The committee’s 24-to-16 contempt vote, taken after hours of debate over the future of American democracy was the first official House action to punish a government official in the standoff over the Mueller report. The Justice Department denounced the move as unnecessary and intended to stoke a fight.
After the vote, the Judiciary Committee chairman, Representative Jerrold Nadler of New York, swatted away questions about possible impeachment, but added, “We are now in a constitutional crisis.”
A House vote to hold Barr in contempt was likely to trigger a court battle, with fines and possible imprisonment at stake for him. Nadler said the full House vote would come “rapidly,” without being more specific.
The contempt vote raised the stakes in the battle over evidence and witnesses as Democrats investigate Trump over behavior detailed by Mueller, the special counsel, in his report into Russian election interference and possible obstruction of justice. By the day’s end, it seemed all but inevitable that the competing claims would have to be settled in the nation’s courts rather than on Capitol Hill.
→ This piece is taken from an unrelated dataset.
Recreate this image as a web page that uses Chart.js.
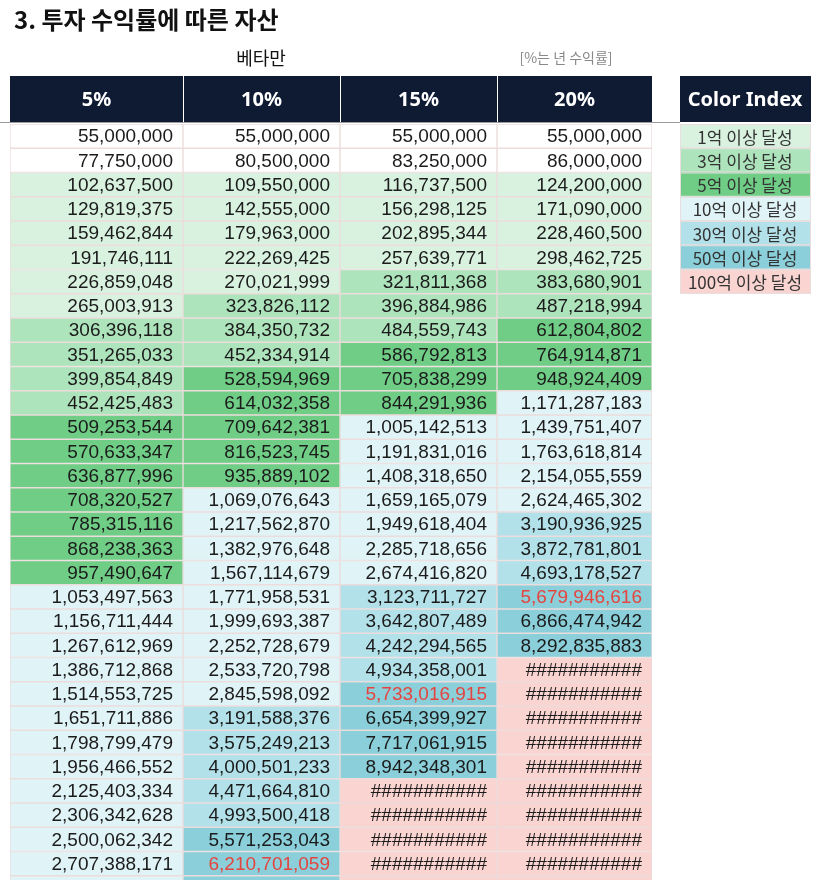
<!DOCTYPE html>
<html><head><meta charset="utf-8">
<script src="https://cdn.jsdelivr.net/npm/chart.js@4"></script>
<style>
html,body{margin:0;padding:0;background:#fff;overflow:hidden;width:827px;height:880px}
#wrap{position:relative;width:827px;height:900px}
</style></head>
<body><div id="wrap"><canvas id="c"></canvas></div>
<script>
const columns = ['5%', '10%', '15%', '20%'];
const columnEdges = [0, 173, 330, 487, 642];
const rate5 = [55000000,77750000,102637500,129819375,159462844,191746111,226859048,265003913,306396118,351265033,399854849,452425483,509253544,570633347,636877996,708320527,785315116,868238363,957490647,1053497563,1156711444,1267612969,1386712868,1514553725,1651711886,1798799479,1956466552,2125403334,2306342628,2500062342,2707388171,2862757580];
const rate10 = [55000000,80500000,109550000,142555000,179963000,222269425,270021999,323826112,384350732,452334914,528594969,614032358,709642381,816523745,935889102,1069076643,1217562870,1382976648,1567114679,1771958531,1999693387,2252728679,2533720798,2845598092,3191588376,3575249213,4000501233,4471664810,4993500418,5571253043,6210701059,6851771165];
const rate15 = [55000000,83250000,116737500,156298125,202895344,257639771,321811368,396884986,484559743,586792813,705838299,844291936,1005142513,1191831016,1408318650,1659165079,1949618404,2285718656,2674416820,3123711727,3642807489,4242294565,4934358001,5733016915,6654399927,7717061915,8942348301,10303700546,11869255628,13669643972,15740090568,18121104153];
const rate20 = [55000000,86000000,124200000,171090000,228460500,298462725,383680901,487218994,612804802,764914871,948924409,1171287183,1439751407,1763618814,2154055559,2624465302,3190936925,3872781801,4693178527,5679946616,6866474942,8292835883,10003403060,12056083672,14519300406,17475160487,21022192585,25278631102,30386357322,36515628786,43870754543,52696905452];
const redFlags = [[], [30], [23], [19]];
const legendLabels = ['1억 이상 달성','3억 이상 달성','5억 이상 달성','10억 이상 달성','30억 이상 달성','50억 이상 달성','100억 이상 달성'];
const legendThresholds = [1e8, 3e8, 5e8, 1e9, 3e9, 5e9, 1e10];
const legendColors = ['#d9f2e0','#aee4bc','#6fcd86','#e0f3f6','#b3e1e9','#8acfd9','#f9d4d0'];
const series = [rate5, rate10, rate15, rate20];
const rowLabels = rate5.map((_, i) => 'r' + (i + 1));

function cellColor(v) {
  let c = '#ffffff';
  legendThresholds.forEach((t, k) => { if (v >= t) c = legendColors[k]; });
  return c;
}
function fmt(v) { return v >= 1e10 ? '###########' : v.toLocaleString('en-US'); }

const datasets = series.map((vals, j) => ({
  label: columns[j],
  data: vals.map(() => [columnEdges[j], columnEdges[j + 1]]),
  backgroundColor: vals.map(cellColor),
  borderColor: '#ecdcdc',
  borderWidth: 1,
  borderSkipped: false,
  barPercentage: 1,
  categoryPercentage: 1,
  grouped: false
}));

const deco = {
  id: 'deco',
  afterDatasetsDraw(chart) {
    const ctx = chart.ctx, x = chart.scales.x, y = chart.scales.y;
    const px = j => x.getPixelForValue(columnEdges[j]);
    ctx.save();
    ctx.textBaseline = 'middle';
    ctx.font = '19px "Liberation Sans", Arial, sans-serif';
    ctx.textAlign = 'right';
    series.forEach((vals, j) => {
      const xr = px(j + 1) - 10;
      vals.forEach((v, i) => {
        ctx.fillStyle = redFlags[j].includes(i) ? '#e5453f' : '#1b1b1b';
        ctx.fillText(fmt(v), xr, y.getPixelForValue(i) + 1);
      });
    });
    ctx.textAlign = 'left';
    ctx.fillStyle = '#111';
    ctx.font = 'bold 24px "Noto Sans CJK KR", sans-serif';
    ctx.fillText('3. 투자 수익률에 따른 자산', 14, 20);
    ctx.font = '18px "Noto Sans CJK KR", sans-serif';
    ctx.textAlign = 'center';
    ctx.fillText('베타만', 261, 58);
    ctx.font = '14px "Noto Sans CJK KR", sans-serif';
    ctx.fillStyle = '#888';
    ctx.fillText('[%는 년 수익률]', 566, 58);
    ctx.fillStyle = '#0f1a33';
    ctx.fillRect(px(0), 76, px(4) - px(0), 46);
    ctx.fillRect(680, 76, 131, 46);
    ctx.strokeStyle = '#ffffff';
    ctx.lineWidth = 1;
    ctx.fillStyle = '#fff';
    ctx.font = 'bold 20px "Noto Sans", sans-serif';
    columns.forEach((c, j) => {
      if (j > 0) { ctx.beginPath(); ctx.moveTo(px(j) + 0.5, 76); ctx.lineTo(px(j) + 0.5, 122); ctx.stroke(); }
      ctx.fillText(c, (px(j) + px(j + 1)) / 2, 100);
    });
    ctx.fillText('Color Index', 745, 100);
    ctx.strokeStyle = '#9a9a9a';
    ctx.beginPath(); ctx.moveTo(0, 122.5); ctx.lineTo(680, 122.5); ctx.stroke();
    ctx.font = '17px "Noto Sans CJK KR", sans-serif';
    const rh = y.getPixelForValue(1) - y.getPixelForValue(0);
    legendLabels.forEach((l, k) => {
      const yc = y.getPixelForValue(k);
      ctx.fillStyle = legendColors[k];
      ctx.fillRect(680, yc - rh / 2, 131, rh);
      ctx.strokeStyle = '#e8dede';
      ctx.strokeRect(680.5, yc - rh / 2 + 0.5, 130, rh - 1);
      ctx.fillStyle = '#333';
      ctx.fillText(l, 745, yc + 1);
    });
    ctx.restore();
  }
};

new Chart(document.getElementById('c'), {
  type: 'bar',
  data: { labels: rowLabels, datasets },
  options: {
    indexAxis: 'y',
    responsive: true,
    maintainAspectRatio: false,
    animation: false,
    layout: { padding: { left: 10, right: 175, top: 124, bottom: 0 } },
    plugins: { legend: { display: false }, tooltip: { enabled: false } },
    scales: {
      x: { type: 'linear', min: 0, max: 642, display: false },
      y: { display: false, offset: true }
    }
  },
  plugins: [deco]
});
</script></body></html>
“Our fight is not just about the Mueller report — although we must have access to the Mueller report,” Nadler said during a debate. “Our fight is about defending the rights of Congress, as an independent branch, to hold the president, any president, accountable.”
The Justice Department, the White House and House Republicans lined up to contest that claim, shooting back that Democrats were the ones abusing their powers to manufacture a crisis.
In a statement, a spokeswoman for the Justice Department, Kerri Kupec deplored the contempt vote as “politically motivated and unnecessary,” and the two sides traded blame over who had cut off weeks of negotiations over a possible compromise.